Data linkage to estimate the extent and distribution of occupational disease: new onset adult asthma in Alberta, Canada
Cherry, Nicola ; Beach, Jerry ; Burstyn, Igor ; Fan, Xiangning ; Guo, Na ; Kapur, Nitin
American Journal of Industrial Medicine
2009
52
11
831-840
asthma ; compensation of occupational diseases ; notification of occupational diseases ; occupation disease relation
Occupational diseases
English
Bibliogr.
"BackgroundAlthough occupational asthma is a well recognized and preventable disease, the numbers of cases presenting for compensation may be far lower than the true incidence.

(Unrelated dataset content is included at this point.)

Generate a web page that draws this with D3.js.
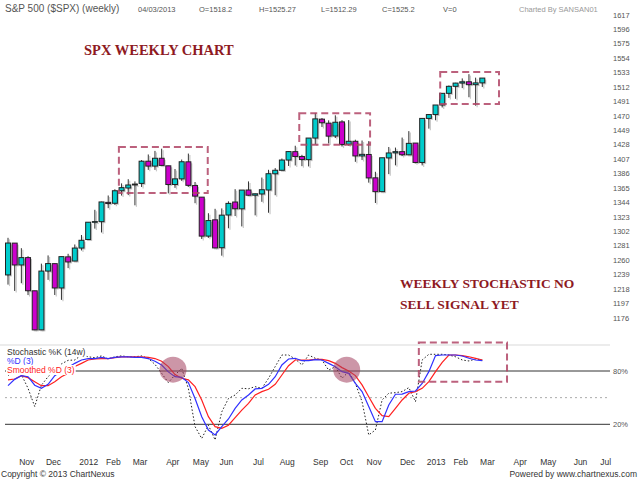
<!DOCTYPE html>
<html>
<head>
<meta charset="utf-8">
<script src="https://cdn.jsdelivr.net/npm/d3@7"></script>
<style>
  body { margin: 0; background: #fff; }
  svg { display: block; font-family: "Liberation Sans", Arial, sans-serif; }
</style>
</head>
<body>
<svg id="chart" width="640" height="480"></svg>
<script>
// weekly candles, week of 24 Oct 2011 .. week of 4 Mar 2013
const opens = [1238.7,1285.0,1253.2,1263.9,1215.6,1158.7,1244.3,1255.1,1219.7,1265.0,
  1258.9,1277.8,1290.2,1315.3,1316.2,1344.3,1343.0,1361.2,1365.2,1369.6,
  1371.9,1404.2,1397.1,1408.5,1397.5,1370.3,1378.5,1403.3,1368.8,1351.9,
  1295.2,1318.9,1278.3,1325.9,1344.8,1334.9,1362.3,1354.7,1356.5,1362.3,
  1385.9,1391.0,1405.9,1418.1,1411.1,1406.5,1437.9,1465.4,1459.5,1440.9,
  1461.4,1428.8,1433.2,1411.9,1414.0,1380.0,1359.9,1409.0,1416.3,1418.1,
  1413.5,1430.6,1402.4,1466.5,1472.1,1486.0,1503.0,1513.2,1517.9,1519.8,
  1515.6,1518.2];
const highs = [1292.7,1285.0,1277.6,1266.0,1215.6,1255.1,1267.1,1255.2,1265.4,1269.4,
  1283.0,1296.8,1315.5,1333.5,1345.3,1354.3,1363.4,1371.9,1378.0,1374.8,
  1405.9,1414.0,1419.2,1422.4,1397.5,1392.8,1406.6,1415.3,1373.9,1351.9,
  1328.5,1334.9,1335.5,1345.8,1363.5,1362.2,1374.8,1357.0,1380.4,1391.7,
  1394.2,1408.1,1418.7,1426.7,1413.5,1437.9,1474.5,1467.1,1463.7,1471.0,
  1464.0,1464.0,1435.5,1434.3,1433.4,1388.8,1409.2,1424.9,1424.0,1438.6,
  1448.0,1430.7,1466.5,1472.8,1486.0,1503.3,1514.4,1518.3,1524.7,1530.9,
  1525.8,1525.3];
const lows = [1224.6,1215.4,1226.6,1209.4,1158.7,1158.7,1231.5,1209.5,1202.4,1248.6,
  1258.9,1274.3,1290.2,1306.1,1300.5,1335.9,1340.8,1354.2,1354.9,1340.0,
  1366.7,1391.6,1391.6,1397.7,1357.4,1365.4,1375.6,1367.0,1343.1,1291.0,
  1292.7,1277.8,1266.7,1306.6,1324.4,1309.3,1353.9,1325.4,1345.1,1329.2,
  1354.7,1391.0,1397.3,1398.0,1397.0,1396.6,1428.5,1454.0,1430.0,1438.0,
  1425.5,1426.9,1403.3,1405.9,1373.0,1343.4,1359.9,1385.4,1398.2,1411.9,
  1413.5,1401.4,1398.1,1451.6,1463.8,1482.4,1496.3,1495.0,1510.6,1497.3,
  1485.0,1512.3];
const closes = [1285.1,1253.2,1263.9,1215.7,1158.7,1244.3,1255.2,1219.7,1265.3,1257.6,
  1277.8,1289.1,1315.4,1316.3,1344.9,1342.6,1361.2,1365.7,1369.6,1370.9,
  1404.2,1397.1,1408.5,1398.1,1370.3,1378.5,1403.4,1369.1,1353.4,1295.2,
  1317.8,1278.0,1325.7,1342.8,1335.0,1362.2,1354.7,1356.8,1362.7,1386.0,
  1391.0,1405.9,1418.2,1411.1,1406.6,1437.9,1465.8,1460.2,1440.7,1460.9,
  1428.6,1433.2,1411.9,1414.2,1379.9,1359.9,1409.2,1416.2,1418.1,1413.6,
  1430.2,1402.4,1466.5,1472.1,1486.0,1503.0,1513.2,1517.9,1519.8,1515.6,
  1518.2,1525.2];

// stochastic
const stochK = [75,80,76,60.5,40,64,73.6,81,88,92, 92.4,98,96,95,97,93.5,96,97,96,96,
  97,94,87.5,77.4,67,75.5,83,60.5,17.4,4, 19,2.4,34,49,53,60.5,60,62.4,60.5,71.8,
  85,98,98,93.5,86.8,98,94.3,92.4,81,84.9, 71.8,79.3,66,45.5,8,13.6,47.4,55,55.6,56.8,
  61.3,45.5,92.4,98.8,98.8,98.8,98,96,92.4,91.3, 93.5,92.4];
const stochD = [63.5,70.6,74.7,73.6,64,60.5,65,74.7,80,84, 88.6,92.4,94,94,95.4,94,95.4,96,96,95.4,
  95.4,94,91,86.7,79,73.6,72.9,67,49,28.6, 13.6,8,17.4,26,38,47.4,53,59.8,60.5,65,
  73.6,86.8,93.5,94.3,91.6,91.6,92.8,92.4,88.6,84.9, 79.3,77.4,66,56.8,40,23,23,41.8,53.8,54,
  56.8,57.5,66,79.3,97.3,98,98,98,96.9,94.3, 92.4,91.6];
const stochSD = [70,71,74.7,72.5,68,63.5,63.5,68,73.6,77.4, 85,88.6,92.4,93.5,94,94,95,95.8,96,96,
  95.8,95.4,94,91,85,76,71.8,70,62.4,47.4, 28.6,17.4,15.5,19,27.5,36,43.6,53,56.8,59.4,
  65,75.5,86,92.4,92.4,92.4,93,93,91.6,88.6, 83.8,80,74.8,64.3,51,38,29.8,28.6,38,47.4,
  55,56.8,60.5,68,79.3,89.8,98,98,97.3,96, 94.3,92.4];

const priceTicks = [1176,1197,1218,1239,1260,1281,1302,1323,1344,1365,1386,1407,
  1428,1449,1470,1491,1512,1533,1554,1575,1596,1617];
const monthWeeks = [1,5,10,14,18,23,27,31,36,40,45,49,53,58,62,66,70,75,79,84,88];
const monthLabels = ["Nov","Dec","2012","Feb","Mar","Apr","May","Jun","Jul","Aug","Sep",
  "Oct","Nov","Dec","2013","Feb","Mar","Apr","May","Jun","Jul"];

// annotation boxes in data units: [week from, week to, high, low]
const priceBoxes = [[16.6, 29.9, 1425, 1358], [43.6, 54.2, 1474, 1428], [64.7, 73.5, 1534, 1487.5]];
const stochBox = [61.5, 74.7, 112, 68];
const stochCircles = [[24.7, 81.5], [50.7, 81.5]];

const svg = d3.select("#chart");

const x = d3.scaleLinear().domain([0, 71]).range([8, 482.3]);
const y = d3.scaleLinear().domain([1176, 1617]).range([318, 15]);
const ys = d3.scaleLinear().domain([20, 80]).range([424.3, 371]);

const upColor = "#00cccc";
const downColor = "#cc00cc";
const half = 2.5;

// header
const head = svg.append("g").attr("fill", "#555");
head.append("text").attr("x", 5).attr("y", 12).style("font-size", "10px").text("S&P 500 ($SPX) (weekly)");
[["04/03/2013", 138], ["O=1518.2", 199], ["H=1525.27", 259], ["L=1512.29", 321],
 ["C=1525.2", 382], ["V=0", 443]].forEach(([t, px]) => {
  head.append("text").attr("x", px).attr("y", 12).style("font-size", "7.5px").text(t);
});
head.append("text").attr("x", 519).attr("y", 12).attr("fill", "#999")
  .style("font-size", "7.5px").text("Charted By SANSAN01");

// price axis on the right
svg.append("g").selectAll("text").data(priceTicks).enter().append("text")
  .attr("x", 613).attr("y", (d) => y(d)).attr("dy", "0.35em")
  .attr("fill", "#555").style("font-size", "7.5px").text((d) => d);

// candles
const idx = d3.range(opens.length);
const shadow = svg.append("g").attr("transform", "translate(1.5,1.5)");
shadow.selectAll("line").data(idx).enter().append("line")
  .attr("x1", (i) => x(i)).attr("x2", (i) => x(i))
  .attr("y1", (i) => y(highs[i])).attr("y2", (i) => y(lows[i]))
  .attr("stroke", "#c8c8c8").attr("stroke-width", 1.2);
shadow.selectAll("rect").data(idx).enter().append("rect")
  .attr("x", (i) => x(i) - half).attr("width", half * 2)
  .attr("y", (i) => y(Math.max(opens[i], closes[i])))
  .attr("height", (i) => Math.max(1, Math.abs(y(opens[i]) - y(closes[i]))))
  .attr("fill", "#c8c8c8");

const candles = svg.append("g");
candles.selectAll("line").data(idx).enter().append("line")
  .attr("x1", (i) => x(i)).attr("x2", (i) => x(i))
  .attr("y1", (i) => y(highs[i])).attr("y2", (i) => y(lows[i]))
  .attr("stroke", "#333").attr("stroke-width", 1);
candles.selectAll("rect").data(idx).enter().append("rect")
  .attr("x", (i) => x(i) - half).attr("width", half * 2)
  .attr("y", (i) => y(Math.max(opens[i], closes[i])))
  .attr("height", (i) => Math.max(0.5, Math.abs(y(opens[i]) - y(closes[i]))))
  .attr("fill", (i) => (closes[i] >= opens[i] ? upColor : downColor))
  .attr("stroke", "#222").attr("stroke-width", 1);

// dashed boxes
const boxColor = "#b04566";
svg.append("g").selectAll("rect").data(priceBoxes).enter().append("rect")
  .attr("x", (d) => x(d[0])).attr("width", (d) => x(d[1]) - x(d[0]))
  .attr("y", (d) => y(d[2])).attr("height", (d) => y(d[3]) - y(d[2]))
  .attr("fill", "none").attr("stroke", boxColor).attr("stroke-width", 2)
  .attr("stroke-dasharray", "7,4").attr("opacity", 0.85);

// big notes
const note = svg.append("g").attr("fill", "#8e1a1f")
  .style("font-family", "'Liberation Serif', 'Times New Roman', serif")
  .style("font-weight", "bold");
note.append("text").attr("x", 84).attr("y", 55).style("font-size", "14.5px").text("SPX WEEKLY CHART");
note.append("text").attr("x", 400).attr("y", 288).style("font-size", "13.5px").text("WEEKLY STOCHASTIC NO");
note.append("text").attr("x", 400).attr("y", 309).style("font-size", "13.5px").text("SELL SIGNAL YET");

// stochastic panel
svg.append("line").attr("x1", 0).attr("x2", 610).attr("y1", 345).attr("y2", 345)
  .attr("stroke", "#ececec").attr("stroke-width", 2);
svg.append("line").attr("x1", 5).attr("x2", 610).attr("y1", ys(50)).attr("y2", ys(50))
  .attr("stroke", "#aaa").attr("stroke-dasharray", "2,3");
[80, 20].forEach((v) => {
  svg.append("line").attr("x1", 5).attr("x2", 610).attr("y1", ys(v)).attr("y2", ys(v))
    .attr("stroke", "#333").attr("stroke-width", 1);
  svg.append("text").attr("x", 613).attr("y", ys(v)).attr("dy", "0.35em")
    .attr("fill", "#555").style("font-size", "7.5px").text(v + "%");
});

const line = (arr) => d3.line().x((d, i) => x(i)).y((d) => ys(d))(arr);
svg.append("path").attr("d", line(stochK)).attr("fill", "none")
  .attr("stroke", "#222").attr("stroke-width", 1).attr("stroke-dasharray", "1.5,2");
svg.append("path").attr("d", line(stochSD)).attr("fill", "none")
  .attr("stroke", "#ff2020").attr("stroke-width", 1.2);
svg.append("path").attr("d", line(stochD)).attr("fill", "none")
  .attr("stroke", "#3030ff").attr("stroke-width", 1.2);

svg.append("g").selectAll("ellipse").data(stochCircles).enter().append("ellipse")
  .attr("cx", (d) => x(d[0])).attr("cy", (d) => ys(d[1]))
  .attr("rx", 13.5).attr("ry", 13)
  .attr("fill", "#a3405f").attr("opacity", 0.55);

svg.append("rect")
  .attr("x", x(stochBox[0])).attr("width", x(stochBox[1]) - x(stochBox[0]))
  .attr("y", ys(stochBox[2])).attr("height", ys(stochBox[3]) - ys(stochBox[2]))
  .attr("fill", "none").attr("stroke", boxColor).attr("stroke-width", 2)
  .attr("stroke-dasharray", "7,4").attr("opacity", 0.85);

// legend with white backing
const legend = svg.append("g");
[["Stochastic %K (14w)", "#333", 355], ["%D (3)", "#3030ff", 364], ["Smoothed %D (3)", "#ff2020", 373]]
  .forEach(([t, c, py]) => {
    const bg = legend.append("rect").attr("fill", "#fff");
    const tx = legend.append("text").attr("x", 7).attr("y", py).attr("fill", c)
      .style("font-size", "8.5px").text(t);
    const b = tx.node().getBBox();
    bg.attr("x", b.x - 1).attr("y", b.y).attr("width", b.width + 2).attr("height", b.height);
  });

// month axis
svg.append("g").selectAll("text").data(monthWeeks).enter().append("text")
  .attr("x", (d) => x(d) + 4.5).attr("y", 465)
  .attr("fill", "#333").style("font-size", "8.5px")
  .text((d, i) => monthLabels[i]);

// footer
svg.append("text").attr("x", 1).attr("y", 477).attr("fill", "#333")
  .style("font-size", "8.5px").text("Copyright \u00a9 2013 ChartNexus");
svg.append("text").attr("x", 637).attr("y", 477).attr("text-anchor", "end").attr("fill", "#333")
  .style("font-size", "8.5px").text("Powered by www.chartnexus.com");
</script>
</body>
</html>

Methods Workers' Compensation Board (WCB) claims for any reason 1995-2004 were linked to physician billing data. New onset adult asthma (NOAA) was defined as a billing for asthma (ICD-9 code of 493) in the 12 months prior to a WCB claim without asthma in the previous 3 years. Incidence was calculated by occupation, industry and, in a case-referent analysis, exposures estimated from an asthma specific job exposure matrix. Results There were 782,908 WCB eligible claims, with an incidence rate for NOAA of 1.6%: 23 occupations and 21 industries had a significantly increased risk. Isocyanates (OR 1.54: 95% CI 1.01-2.36) and exposure to mixed agricultural allergens (OR = 1.59: 95% CI 1.17-2.18) were related to NOAA overall, as were exposures to cleaning chemicals in men (OR = 1.91:95% CI 1.34-2.73). Estimates of the number of cases of occupational asthma suggested a range of 4% to about half for the proportion compensated. Conclusions Data linkage of administrative records can demonstrate under-reporting of occupational asthma and indicate areas for prevention."